5) I poured some mod podge onto the top of the dresser and plastered book pages to the top of the dresser. I was sure to tear out the maps and pages with poems or cool runes or signs. I made sure nothing really cool was covered up but pretty much stuck the pages whichever way I felt like. I used a hard rubber roller over the pages to make them as flat as possible. I’m planning on really using this dresser, and I didn’t want stiff page corners getting caught on things. After papering the whole top (which took a lot longer than I thought it would–at least two hours), I covered it all with a final coating of mod-podge.

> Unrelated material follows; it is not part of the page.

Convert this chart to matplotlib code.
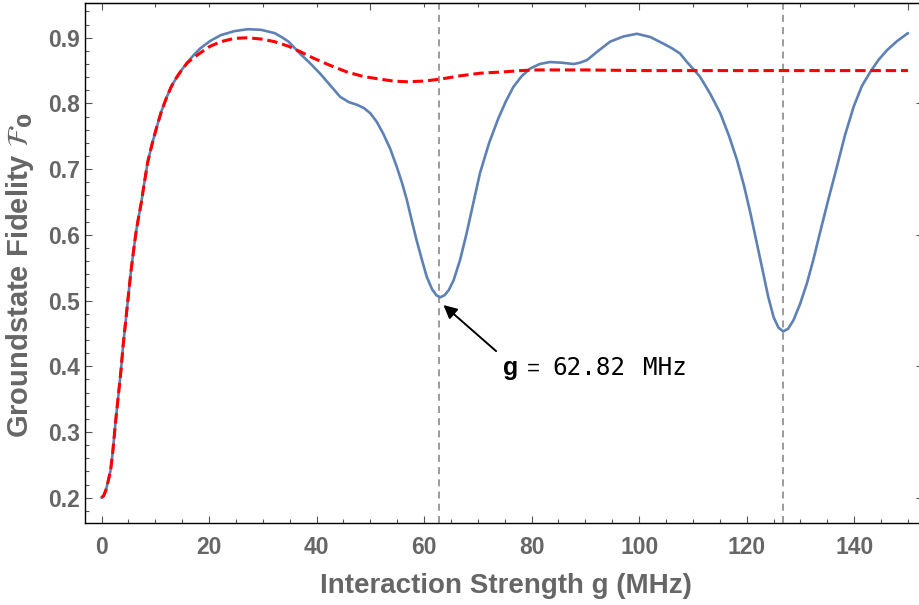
import matplotlib
matplotlib.use("Agg")
import matplotlib.pyplot as plt
from matplotlib.ticker import MultipleLocator

# ---- data ----
blue_x = [0.0, 0.4, 0.8, 1.2, 1.7, 2.1, 2.6, 3.1, 3.6, 4.0, 4.5, 5.0, 5.5, 6.0, 6.4,
          6.9, 7.4, 8.0, 8.6, 9.4, 10.2, 11.1, 12.1, 13.0, 14.0, 15.0, 16.0, 17.2,
          18.4, 20.2, 22.2, 24.7, 27.2, 29.7, 32.2, 33.5, 34.8, 36.9, 38.7, 40.6,
          42.5, 44.4, 46.0, 47.5, 48.8, 50.0, 51.2, 52.4, 53.7, 54.9, 55.9, 56.8,
          57.7, 58.6, 59.6, 60.5, 61.5, 62.3, 63.0, 63.8, 64.6, 65.5, 66.7, 67.9,
          69.2, 70.4, 72.1, 73.8, 75.2, 76.6, 78.1, 79.7, 81.5, 83.4, 85.6, 87.8,
          89.0, 90.3, 92.4, 94.6, 97.1, 99.6, 102.1, 104.5, 106.1, 107.6, 108.9,
          111.3, 113.2, 115.1, 116.7, 118.2, 119.5, 120.7, 121.9, 123.1, 124.0,
          125.0, 125.9, 126.8, 127.7, 128.7, 129.9, 131.2, 132.4, 133.6, 135.2,
          136.8, 138.3, 139.9, 141.4, 143.0, 144.5, 146.1, 148.0, 150.0]
blue_y = [0.200, 0.203, 0.211, 0.224, 0.242, 0.270, 0.314, 0.353, 0.392, 0.430, 0.469,
          0.508, 0.546, 0.578, 0.603, 0.627, 0.649, 0.681, 0.711, 0.738, 0.762, 0.787,
          0.809, 0.826, 0.840, 0.852, 0.863, 0.874, 0.884, 0.895, 0.904, 0.910, 0.913,
          0.912, 0.907, 0.901, 0.894, 0.876, 0.862, 0.846, 0.828, 0.810, 0.802, 0.798,
          0.793, 0.785, 0.772, 0.754, 0.731, 0.704, 0.679, 0.653, 0.622, 0.592, 0.562,
          0.536, 0.517, 0.508, 0.505, 0.508, 0.516, 0.531, 0.562, 0.602, 0.650, 0.694,
          0.740, 0.777, 0.803, 0.825, 0.841, 0.853, 0.860, 0.863, 0.862, 0.860, 0.862,
          0.866, 0.880, 0.894, 0.902, 0.906, 0.901, 0.891, 0.884, 0.876, 0.863, 0.841,
          0.815, 0.785, 0.751, 0.714, 0.675, 0.633, 0.587, 0.541, 0.506, 0.475, 0.459,
          0.453, 0.457, 0.470, 0.494, 0.526, 0.562, 0.602, 0.654, 0.704, 0.752, 0.795,
          0.826, 0.848, 0.866, 0.881, 0.895, 0.907]

red_x = [0.0, 0.4, 0.8, 1.2, 1.7, 2.1, 2.6, 3.1, 3.6, 4.0, 4.5, 5.0, 5.5, 6.0, 6.4,
         6.9, 7.4, 8.0, 8.6, 9.4, 10.2, 11.1, 12.1, 13.0, 14.0, 15.0, 16.0, 17.2,
         18.4, 20.2, 22.2, 24.7, 27.2, 29.7, 32.2, 34.8, 36.9, 39.4, 42.5, 45.6,
         48.7, 51.8, 54.3, 56.8, 60.0, 63.0, 66.7, 70.4, 74.8, 78.0, 81.0, 90.0,
         100.0, 120.0, 150.0]
red_y = [0.200, 0.203, 0.211, 0.224, 0.242, 0.270, 0.314, 0.353, 0.392, 0.430, 0.469,
         0.508, 0.546, 0.578, 0.603, 0.627, 0.649, 0.681, 0.711, 0.738, 0.762, 0.787,
         0.809, 0.826, 0.840, 0.852, 0.862, 0.870, 0.877, 0.887, 0.894, 0.899, 0.900,
         0.898, 0.894, 0.887, 0.879, 0.869, 0.858, 0.848, 0.841, 0.837, 0.834, 0.833,
         0.834, 0.837, 0.842, 0.846, 0.848, 0.850, 0.851, 0.851, 0.850, 0.850, 0.850]

vlines_x = [62.82, 126.8]
x_ticks = [0, 20, 40, 60, 80, 100, 120, 140]
y_ticks = [0.2, 0.3, 0.4, 0.5, 0.6, 0.7, 0.8, 0.9]
annot_value = "62.82"

GRAY = "#666666"
fig = plt.figure(figsize=(9.2, 6.05), dpi=100)
ax = fig.add_axes([85/920, (605-522.7)/605, (923-85)/920, (522.7-3.3)/605])

ax.plot(blue_x, blue_y, color="#5E81B5", lw=1.9, solid_capstyle="round",
        solid_joinstyle="round", zorder=3)
ax.plot(red_x, red_y, color="#FF0000", lw=2.2, dashes=(3.4, 1.6),
        dash_capstyle="butt", dash_joinstyle="round", zorder=4)
for xv in vlines_x:
    ax.axvline(xv, color="#808080", lw=1.1, dashes=(4.6, 3.4), zorder=2)

ax.set_xlim(-3.07, 152.8)
ax.set_ylim(0.1619, 0.9524)

ax.set_xticks(x_ticks)
ax.set_yticks(y_ticks)
ax.xaxis.set_minor_locator(MultipleLocator(5))
ax.yaxis.set_minor_locator(MultipleLocator(0.02))
ax.set_xticklabels([str(v) for v in x_ticks])
ax.set_yticklabels([f"{v:.1f}" for v in y_ticks])
ax.tick_params(which="both", direction="in", color="#555555", width=0.8,
               top=False, right=False)
ax.tick_params(which="major", length=5)
ax.tick_params(which="minor", length=3)
ax.tick_params(axis="x", pad=9.4)
ax.tick_params(axis="y", pad=3.6)
for lab in ax.get_xticklabels() + ax.get_yticklabels():
    lab.set_fontfamily("Liberation Sans")
    lab.set_fontweight("bold")
    lab.set_fontsize(16.5)
    lab.set_color(GRAY)

for sp in ax.spines.values():
    sp.set_color("black")
    sp.set_linewidth(1.0)

# top / right frame ticks (no labels)
top = ax.secondary_xaxis("top")
top.xaxis.set_major_locator(MultipleLocator(50))
top.xaxis.set_minor_locator(MultipleLocator(10))
top.tick_params(which="both", direction="in", color="#555555", width=0.8,
                labeltop=False)
top.tick_params(which="major", length=5)
top.tick_params(which="minor", length=3)
top.spines["top"].set_color("black")
right = ax.secondary_yaxis("right")
right.yaxis.set_major_locator(MultipleLocator(0.2))
right.tick_params(which="both", direction="in", color="#555555", width=0.8,
                  labelright=False, length=5)

ax.set_xlabel("Interaction Strength g (MHz)", fontfamily="Liberation Sans",
              fontweight="bold", fontsize=20, color=GRAY)
ax.xaxis.set_label_coords(0.502, -0.097)
ax.set_ylabel(r"Groundstate Fidelity $\mathcal{F}_\mathbf{0}$",
              fontfamily="Liberation Sans", fontweight="bold", fontsize=21,
              color=GRAY)
ax.yaxis.set_label_coords(-0.058, 0.477)

# annotation
ax.annotate("", xy=(63.6, 0.4932), xytext=(73.4, 0.423),
            arrowprops=dict(arrowstyle="-|>", color="black", lw=1.4,
                            mutation_scale=20, shrinkA=0, shrinkB=0), zorder=5)
ax.text(74.7, 0.3866, "g", fontfamily="Liberation Sans", fontweight="bold",
        fontsize=18, color="black", va="baseline", ha="left")
ax.text(79.2, 0.3866, "=", fontfamily="Liberation Sans", fontsize=16,
        color="black", va="baseline", ha="left")
ax.text(83.8, 0.3866, annot_value, fontfamily="DejaVu Sans Mono", fontsize=17.5,
        color="black", va="baseline", ha="left")
ax.text(100.7, 0.3866, "MHz", fontfamily="DejaVu Sans Mono", fontsize=17.5,
        color="black", va="baseline", ha="left")

fig.savefig("out.png", dpi=100)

For one side of the dresser, I let the pages fall a little onto the side. I could have tried to cut the pages so they ended with the top of the dresser, but then I worried that the pages wouldn’t stay down as easily. And I’m not that precise with a rotary cutter. So I made it intentionally shabby and crooked because it will look better and last longer.

For the other side, I used a great idea that my husband had: to put pages down the side like they were falling off the dresser. I did the same uneven border as I had done on the other side, but added the two pages partway down the side, one of them folded so it would look like it was falling through the air.

6) Finally, I put three coats of a water-based varnish over the whole thing, the drawers, dresser, and papered top (two hours between coats, just like with the paint). Well, technically, my super helpful sister put one coat on, but the end result was three coats. This stuff was great and really smoothed out a lot of the unevenness of the page mod-podging. James helped me bring everything back inside and upstairs, I put the knobs back on the drawers (couldn’t find good replacement ones), and we both admired it and took a million pictures. See?

I did the whole project over two days while James was at work; it took probably 15 hours altogether. It was really sunny out too, so I got a bad sunburn on my right knee and upper calf (weird, I know). Totally worth it though. James and I love the way that it turned out.

My next project is already half done, but it’s much smaller than this. And it will probably be my last project for a long while. Crafts are never as easy in real life as they seem on Pinterest.